Chaque matin, Nicolas Beytout analyse l'actualité politique et nous livre son opinion. Ce mercredi, il s'intéresse aux problèmes régaliens tels que la sécurité que doit désormais affronter Emmanuel Macron.
Des heurts répétés à Dijon et des manifs qui tournent mal à Paris. Est-ce que le climat post-confinement est en train de dégénérer ?
Oui, même si, bien sûr, il faut préciser que ces violences n’ont rien à voir entre elles. À Dijon, c’est d’abord une affaire de communautés, de bandes rivales et de contrôle d’un territoire. À l’évidence, le confinement a fait monter les tensions, ne serait-ce qu’en privant, là comme ailleurs, les dealers de leur petit commerce crapuleux. Sur un autre front, le retour des manifs (plus de 200 ce mardi dans toute la France) a fait ressortir les casseurs, qui se sont abattus sur les cortèges un peu comme la vérole sur le bas-clergé. Ils ont retrouvé leur terrain d’affrontement favori avec la police. Ça avait commencé avec les manifs illégales du comité Traoré, devant le Palais de Justice de Paris puis à la République, et ça empiré hier en marge des rassemblements de blouses blanches qui manifestaient pour la défense de l’hôpital.
À nouveau, la police se retrouve en première ligne dans des opérations de maintien de l’ordre.
C’est un peu un cercle infernal, depuis deux ans : les Gilets jaunes, les manifestations du 1er mai et la prise de contrôle par des Black Blocs, les manifs à répétition lors de la réforme des retraites, c’est un cycle qui ne s’arrête pas, qui vient s’ajouter à la montée de la violence quotidienne et d’une délinquance "ordinaire". Et qui semble en partie échapper aux forces de l’ordre.

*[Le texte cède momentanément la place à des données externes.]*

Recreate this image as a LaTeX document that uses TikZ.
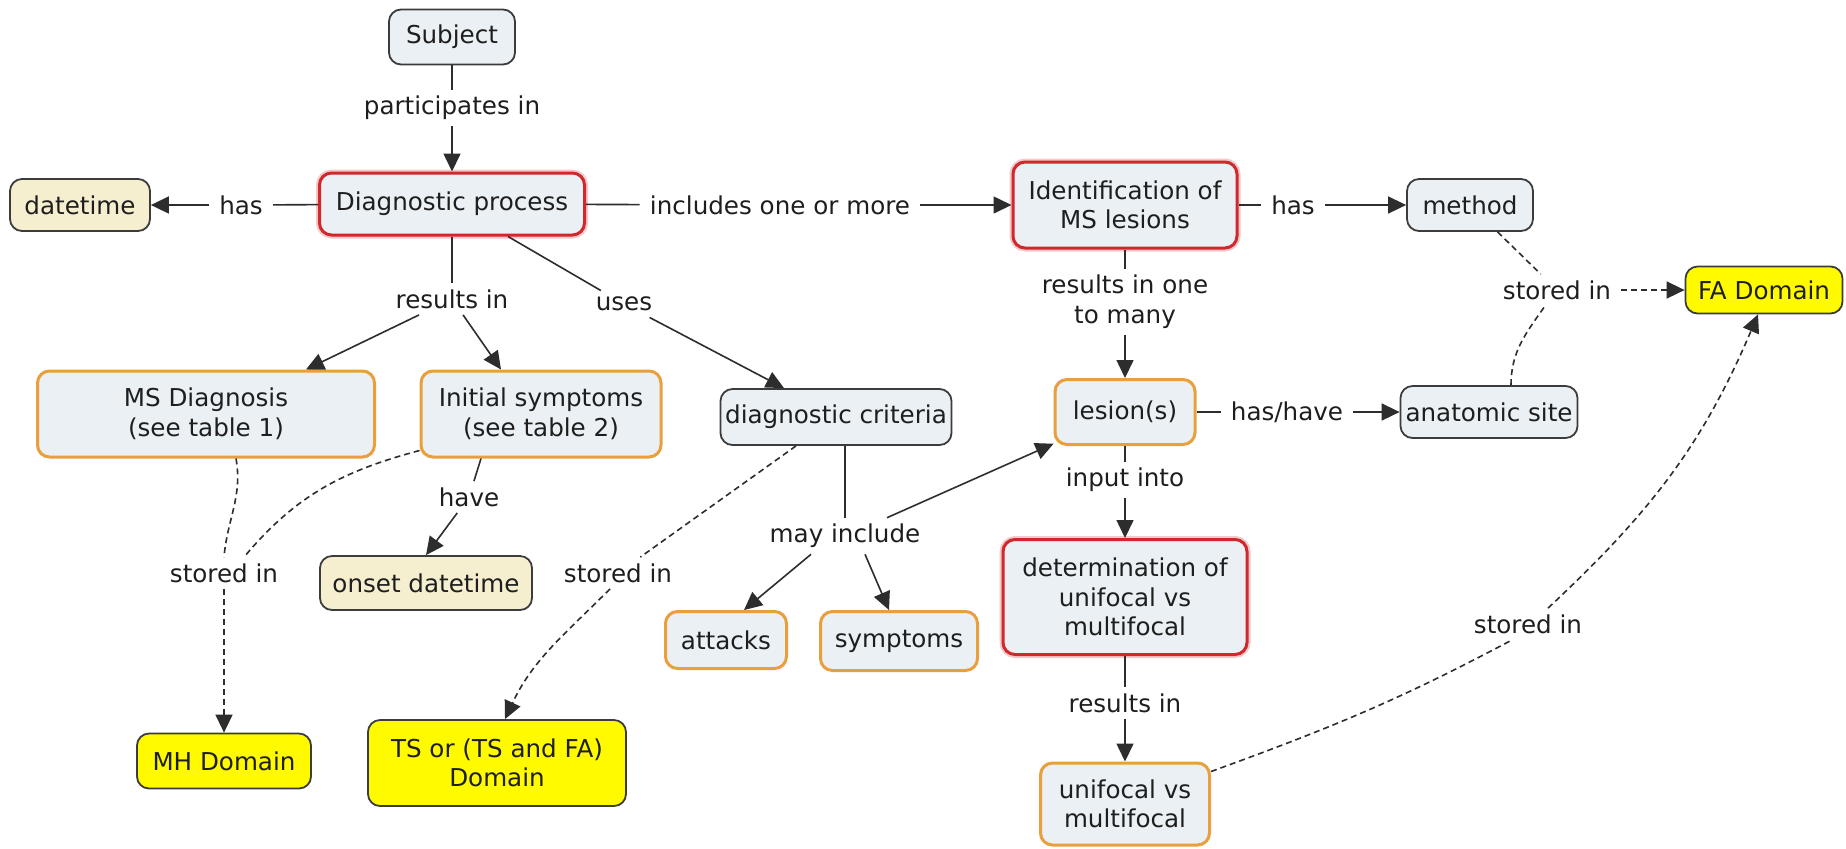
\documentclass[tikz,border=0pt]{standalone}
\usepackage{fontspec}
\setmainfont{DejaVu Sans}
\usetikzlibrary{arrows.meta}
\definecolor{cfill}{RGB}{234,240,244}
\definecolor{cbeige}{RGB}{245,239,208}
\definecolor{cyel}{RGB}{255,250,0}
\definecolor{bdark}{RGB}{60,60,60}
\definecolor{bred}{RGB}{208,40,44}
\definecolor{bora}{RGB}{233,160,60}
\definecolor{txt}{RGB}{30,30,30}
\definecolor{lcol}{RGB}{45,45,45}
\tikzset{
 box/.style={rounded corners=6pt, draw=bdark, line width=0.9pt, fill=cfill, align=center, text=txt, inner sep=2pt},
 plainb/.style={box},
 redb/.style={box, draw=bred, line width=1.5pt, preaction={draw=bred!25, line width=3.5pt}},
 orab/.style={box, draw=bora, line width=1.5pt},
 beigeb/.style={box, fill=cbeige},
 yelb/.style={box, fill=cyel},
 sz/.style 2 args={minimum width=#1*0.5pt, minimum height=#2*0.5pt},
 lbl/.style={inner xsep=5pt, inner ysep=3pt, text=txt, align=center},
 conn/.style={draw=lcol, line width=0.8pt},
 arr/.style={conn, -{Triangle[length=9pt,width=8.5pt]}},
 dsh/.style={dash pattern=on 3pt off 2pt},
}
\begin{document}
\begin{tikzpicture}[x=0.5pt,y=0.5pt,font=\fontsize{12.3}{14.8}\selectfont]
\useasboundingbox (0,0) rectangle (1846,-848);
\fill[white] (0,0) rectangle (1846,-848);
% concept nodes
\node[plainb,sz={126}{55}] (subj) at (452,-37) {Subject};
\node[redb,sz={265}{62}] (diag) at (452,-204) {Diagnostic process};
\node[beigeb,sz={140}{52}] (dt) at (80,-205) {datetime};
\node[redb,sz={224}{86}] (ident) at (1125,-205) {Identification of\\MS lesions};
\node[plainb,sz={126}{52}] (meth) at (1470,-205) {method};
\node[yelb,sz={157}{47}] (fa) at (1764,-290) {FA Domain};
\node[orab,sz={140}{65}] (les) at (1125,-412) {lesion(s)};
\node[plainb,sz={177}{52}] (anat) at (1489,-412) {anatomic site};
\node[redb,sz={244}{115}] (det) at (1125,-597) {determination of\\unifocal vs\\multifocal};
\node[orab,sz={169}{82}] (unif) at (1125,-804) {unifocal vs\\multifocal};
\node[plainb,sz={231}{56}] (dcrit) at (836,-417) {diagnostic criteria};
\node[orab,sz={337}{86}] (msd) at (206,-414) {MS Diagnosis\\(see table 1)};
\node[orab,sz={240}{86}] (init) at (541,-414) {Initial symptoms\\(see table 2)};
\node[beigeb,sz={212}{54}] (onset) at (426,-583) {onset datetime};
\node[yelb,sz={174}{55}] (mh) at (224,-761) {MH Domain};
\node[yelb,sz={258}{86}] (ts) at (497,-763) {TS or (TS and FA)\\Domain};
\node[orab,sz={121}{57}] (att) at (726,-640) {attacks};
\node[orab,sz={157}{59}] (sym) at (899,-641) {symptoms};
% linking phrases
\node[lbl] (l1) at (452,-108) {participates in};
\node[lbl] (lhas1) at (241,-205) {has};
\node[lbl] (linc) at (780,-205) {includes one or more};
\node[lbl] (lhas2) at (1293,-205) {has};
\node[lbl] (lst1) at (1557,-290) {stored in};
\node[lbl] (lres1) at (1125,-302) {results in one\\to many};
\node[lbl] (lhh) at (1287,-412) {has/have};
\node[lbl] (linp) at (1125,-480) {input into};
\node[lbl] (lres2) at (1125,-703) {results in};
\node[lbl] (lst3) at (1528,-624) {stored in};
\node[lbl] (lres0) at (452,-299) {results in};
\node[lbl] (luses) at (624,-304) {uses};
\node[lbl] (lhave) at (469,-497) {have};
\node[lbl] (lst0) at (224,-573) {stored in};
\node[lbl] (lst2) at (618,-573) {stored in};
\node[lbl] (lmay) at (845,-536) {may include};
% connectors
\draw[conn] (subj) -- (l1);
\draw[arr] (l1) -- (diag);
\draw[conn] (diag) -- (lhas1);
\draw[arr] (lhas1) -- (dt);
\draw[conn] (diag) -- (linc);
\draw[arr] (linc) -- (ident);
\draw[conn] (ident) -- (lhas2);
\draw[arr] (lhas2) -- (meth);
\draw[conn,dsh] (meth) -- (lst1);
\draw[conn,dsh] ([xshift=11pt]anat.north) to[out=90,in=-125] ([xshift=-6pt]lst1.south);
\draw[arr,dsh] (lst1) -- (fa);
\draw[conn] (ident) -- (lres1);
\draw[arr] (lres1) -- (les);
\draw[conn] (les) -- (lhh);
\draw[arr] (lhh) -- (anat);
\draw[conn] (les) -- (linp);
\draw[arr] (linp) -- (det);
\draw[conn] (det) -- (lres2);
\draw[arr] (lres2) -- (unif);
\draw[conn,dsh] ([yshift=-5pt]unif.north east) to[out=20,in=-152] ([xshift=-8pt]lst3.south);
\draw[arr,dsh] ([xshift=10pt]lst3.north) to[out=43,in=-113] ([xshift=-3pt]fa.south);
\draw[conn] (diag) -- (lres0);
\draw[arr] (lres0) -- ([xshift=50pt]msd.north);
\draw[arr] (lres0) -- ([xshift=-20pt]init.north);
\draw[conn] ([xshift=28pt]diag.south) -- (luses);
\draw[arr] (luses) -- ([xshift=-26pt]dcrit.north);
\draw[conn] ([xshift=-30pt]init.south) -- (lhave);
\draw[arr] (lhave) -- (onset.north);
\draw[conn,dsh] ([xshift=15pt]msd.south) to[out=-80,in=85] (lst0.north);
\draw[conn,dsh] ([yshift=4pt]init.south west) to[out=195,in=50] ([xshift=10pt]lst0.north);
\draw[arr,dsh] (lst0) -- (mh);
\draw[conn,dsh] ([xshift=-20pt]dcrit.south) -- (lst2);
\draw[arr,dsh] ([xshift=-4pt]lst2.south) to[out=-135,in=65] ([xshift=4pt]ts.north);
\draw[conn] (dcrit.south -| lmay) -- (lmay);
\draw[arr] ([xshift=-17pt]lmay.south) -- ([xshift=9pt]att.north);
\draw[arr] ([xshift=10pt]lmay.south) -- ([xshift=-5pt]sym.north);
\draw[arr] ([xshift=21pt]lmay.north) -- (les);
\end{tikzpicture}
\end{document}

Le signal d’alarme avait été tiré par Gérard Collomb, dans son mémorable discours d’adieu à son ministère, début octobre 2018 : parlant des quartiers difficiles, l’ex-ministre de l’Intérieur avait averti que "la loi du plus fort s’y impose, celle des narcotrafiquants, des islamistes radicaux, qui a pris la place de la République".
Et depuis ?
Depuis, rien n’a changé. C’est le gros point faible de la politique d’Emmanuel Macron. À la fois sur le plan des idées : c’est un sujet dont il parle peu. Et sur le plan des hommes : il y a un problème Castaner ; le ministre était déjà connu pour ses déclarations intempestives et ses nombreux rétropédalages. Mais le feuilleton de ces derniers jours laisse pantois. Sa notion de "soupçon avéré de racisme" dans la police, puis l’interdiction des prises d’étranglement ont été si vivement dénoncées par ses troupes qu’il a été obligé, piteusement, de reculer. Sans pour autant que ses relations avec la police n’en soient améliorées. Il y a un problème Castaner, et cela rejaillit sur le chef de l’État.
Est-ce que le Président n’attend pas le remaniement, en juillet, pour trancher la question ?
Si, c’est vraisemblable. Et si cela permet à son prochain gouvernement de rétablir la confiance avec les forces de l’ordre, alors ce sera une étape importante dans le rétablissement du lien avec elles. Mais ça ne suffira pas au chef de l’État pour se prévaloir d’un véritable bilan en la matière. Or, c’est pour une grande partie de son électorat, un point sensible. Et c’est le seul créneau sur lequel la droite, réputée plus crédible sur les sujets régaliens, peut l’attaquer efficacement. Elle ne s’en privera pas.